GOAL: Write the material out again, line by line, exactly as it is.

PROVIDED DATA:

'''

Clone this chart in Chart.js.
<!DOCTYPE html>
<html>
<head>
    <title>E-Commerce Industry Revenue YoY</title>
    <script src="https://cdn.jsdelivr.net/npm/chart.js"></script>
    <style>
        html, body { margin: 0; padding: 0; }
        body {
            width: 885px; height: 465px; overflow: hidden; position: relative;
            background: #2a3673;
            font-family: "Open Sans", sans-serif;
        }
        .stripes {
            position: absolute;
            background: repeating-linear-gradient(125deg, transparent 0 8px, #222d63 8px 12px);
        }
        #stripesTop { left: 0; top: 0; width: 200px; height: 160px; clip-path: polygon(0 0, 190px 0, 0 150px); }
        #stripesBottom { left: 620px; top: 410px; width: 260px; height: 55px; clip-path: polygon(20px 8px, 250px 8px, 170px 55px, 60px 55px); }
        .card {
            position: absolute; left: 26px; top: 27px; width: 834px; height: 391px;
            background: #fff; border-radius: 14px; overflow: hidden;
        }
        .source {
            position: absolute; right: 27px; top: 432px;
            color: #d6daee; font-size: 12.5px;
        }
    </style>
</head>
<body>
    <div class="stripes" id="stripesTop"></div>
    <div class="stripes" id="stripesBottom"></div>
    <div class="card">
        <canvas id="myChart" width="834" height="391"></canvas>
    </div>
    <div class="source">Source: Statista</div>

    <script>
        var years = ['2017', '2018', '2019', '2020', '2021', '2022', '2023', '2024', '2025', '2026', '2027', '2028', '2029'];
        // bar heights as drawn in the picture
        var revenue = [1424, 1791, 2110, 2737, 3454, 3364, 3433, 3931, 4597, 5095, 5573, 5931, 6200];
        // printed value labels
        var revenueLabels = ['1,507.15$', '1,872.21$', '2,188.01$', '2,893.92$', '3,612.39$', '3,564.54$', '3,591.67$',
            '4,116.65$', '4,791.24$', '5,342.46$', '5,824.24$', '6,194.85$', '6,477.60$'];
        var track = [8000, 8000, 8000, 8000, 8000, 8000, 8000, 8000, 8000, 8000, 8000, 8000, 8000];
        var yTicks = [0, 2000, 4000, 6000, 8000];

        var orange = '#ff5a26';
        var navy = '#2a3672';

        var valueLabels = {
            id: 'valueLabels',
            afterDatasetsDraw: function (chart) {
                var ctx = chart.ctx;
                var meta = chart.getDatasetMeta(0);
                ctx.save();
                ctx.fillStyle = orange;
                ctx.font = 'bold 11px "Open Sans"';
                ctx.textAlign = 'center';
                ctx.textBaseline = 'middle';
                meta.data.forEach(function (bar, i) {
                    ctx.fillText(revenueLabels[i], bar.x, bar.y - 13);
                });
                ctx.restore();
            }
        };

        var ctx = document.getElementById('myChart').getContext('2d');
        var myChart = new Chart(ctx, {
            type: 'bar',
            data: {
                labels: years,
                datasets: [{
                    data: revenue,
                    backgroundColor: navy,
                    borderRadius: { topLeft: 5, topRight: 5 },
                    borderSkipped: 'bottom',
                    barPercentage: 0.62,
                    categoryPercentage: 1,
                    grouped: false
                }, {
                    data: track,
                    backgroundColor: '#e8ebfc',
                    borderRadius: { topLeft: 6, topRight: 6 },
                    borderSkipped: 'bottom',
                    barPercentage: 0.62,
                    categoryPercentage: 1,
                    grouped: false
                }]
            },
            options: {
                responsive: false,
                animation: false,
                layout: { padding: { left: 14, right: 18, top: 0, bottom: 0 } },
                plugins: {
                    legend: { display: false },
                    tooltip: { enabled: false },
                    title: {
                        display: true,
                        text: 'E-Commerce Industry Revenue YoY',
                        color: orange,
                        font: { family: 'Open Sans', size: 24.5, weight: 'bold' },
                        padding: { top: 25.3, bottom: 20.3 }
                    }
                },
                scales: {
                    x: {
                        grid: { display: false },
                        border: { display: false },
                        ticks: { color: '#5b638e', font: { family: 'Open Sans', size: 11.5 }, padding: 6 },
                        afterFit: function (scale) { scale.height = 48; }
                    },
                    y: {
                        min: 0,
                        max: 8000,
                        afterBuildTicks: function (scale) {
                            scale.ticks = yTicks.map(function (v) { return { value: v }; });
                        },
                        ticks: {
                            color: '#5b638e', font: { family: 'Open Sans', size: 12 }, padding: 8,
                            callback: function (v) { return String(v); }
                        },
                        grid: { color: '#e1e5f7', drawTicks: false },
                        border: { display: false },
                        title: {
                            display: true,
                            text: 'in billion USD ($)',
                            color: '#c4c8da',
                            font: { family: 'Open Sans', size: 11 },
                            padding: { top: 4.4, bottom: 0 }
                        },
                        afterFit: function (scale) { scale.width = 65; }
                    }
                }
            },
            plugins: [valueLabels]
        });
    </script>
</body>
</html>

'''

TASK SOLUTION:
Clone this chart in Chart.js.
<!DOCTYPE html>
<html>
<head>
    <title>E-Commerce Industry Revenue YoY</title>
    <script src="https://cdn.jsdelivr.net/npm/chart.js"></script>
    <style>
        html, body { margin: 0; padding: 0; }
        body {
            width: 885px; height: 465px; overflow: hidden; position: relative;
            background: #2a3673;
            font-family: "Open Sans", sans-serif;
        }
        .stripes {
            position: absolute;
            background: repeating-linear-gradient(125deg, transparent 0 8px, #222d63 8px 12px);
        }
        #stripesTop { left: 0; top: 0; width: 200px; height: 160px; clip-path: polygon(0 0, 190px 0, 0 150px); }
        #stripesBottom { left: 620px; top: 410px; width: 260px; height: 55px; clip-path: polygon(20px 8px, 250px 8px, 170px 55px, 60px 55px); }
        .card {
            position: absolute; left: 26px; top: 27px; width: 834px; height: 391px;
            background: #fff; border-radius: 14px; overflow: hidden;
        }
        .source {
            position: absolute; right: 27px; top: 432px;
            color: #d6daee; font-size: 12.5px;
        }
    </style>
</head>
<body>
    <div class="stripes" id="stripesTop"></div>
    <div class="stripes" id="stripesBottom"></div>
    <div class="card">
        <canvas id="myChart" width="834" height="391"></canvas>
    </div>
    <div class="source">Source: Statista</div>

    <script>
        var years = ['2017', '2018', '2019', '2020', '2021', '2022', '2023', '2024', '2025', '2026', '2027', '2028', '2029'];
        // bar heights as drawn in the picture
        var revenue = [1424, 1791, 2110, 2737, 3454, 3364, 3433, 3931, 4597, 5095, 5573, 5931, 6200];
        // printed value labels
        var revenueLabels = ['1,507.15$', '1,872.21$', '2,188.01$', '2,893.92$', '3,612.39$', '3,564.54$', '3,591.67$',
            '4,116.65$', '4,791.24$', '5,342.46$', '5,824.24$', '6,194.85$', '6,477.60$'];
        var track = [8000, 8000, 8000, 8000, 8000, 8000, 8000, 8000, 8000, 8000, 8000, 8000, 8000];
        var yTicks = [0, 2000, 4000, 6000, 8000];

        var orange = '#ff5a26';
        var navy = '#2a3672';

        var valueLabels = {
            id: 'valueLabels',
            afterDatasetsDraw: function (chart) {
                var ctx = chart.ctx;
                var meta = chart.getDatasetMeta(0);
                ctx.save();
                ctx.fillStyle = orange;
                ctx.font = 'bold 11px "Open Sans"';
                ctx.textAlign = 'center';
                ctx.textBaseline = 'middle';
                meta.data.forEach(function (bar, i) {
                    ctx.fillText(revenueLabels[i], bar.x, bar.y - 13);
                });
                ctx.restore();
            }
        };

        var ctx = document.getElementById('myChart').getContext('2d');
        var myChart = new Chart(ctx, {
            type: 'bar',
            data: {
                labels: years,
                datasets: [{
                    data: revenue,
                    backgroundColor: navy,
                    borderRadius: { topLeft: 5, topRight: 5 },
                    borderSkipped: 'bottom',
                    barPercentage: 0.62,
                    categoryPercentage: 1,
                    grouped: false
                }, {
                    data: track,
                    backgroundColor: '#e8ebfc',
                    borderRadius: { topLeft: 6, topRight: 6 },
                    borderSkipped: 'bottom',
                    barPercentage: 0.62,
                    categoryPercentage: 1,
                    grouped: false
                }]
            },
            options: {
                responsive: false,
                animation: false,
                layout: { padding: { left: 14, right: 18, top: 0, bottom: 0 } },
                plugins: {
                    legend: { display: false },
                    tooltip: { enabled: false },
                    title: {
                        display: true,
                        text: 'E-Commerce Industry Revenue YoY',
                        color: orange,
                        font: { family: 'Open Sans', size: 24.5, weight: 'bold' },
                        padding: { top: 25.3, bottom: 20.3 }
                    }
                },
                scales: {
                    x: {
                        grid: { display: false },
                        border: { display: false },
                        ticks: { color: '#5b638e', font: { family: 'Open Sans', size: 11.5 }, padding: 6 },
                        afterFit: function (scale) { scale.height = 48; }
                    },
                    y: {
                        min: 0,
                        max: 8000,
                        afterBuildTicks: function (scale) {
                            scale.ticks = yTicks.map(function (v) { return { value: v }; });
                        },
                        ticks: {
                            color: '#5b638e', font: { family: 'Open Sans', size: 12 }, padding: 8,
                            callback: function (v) { return String(v); }
                        },
                        grid: { color: '#e1e5f7', drawTicks: false },
                        border: { display: false },
                        title: {
                            display: true,
                            text: 'in billion USD ($)',
                            color: '#c4c8da',
                            font: { family: 'Open Sans', size: 11 },
                            padding: { top: 4.4, bottom: 0 }
                        },
                        afterFit: function (scale) { scale.width = 65; }
                    }
                }
            },
            plugins: [valueLabels]
        });
    </script>
</body>
</html>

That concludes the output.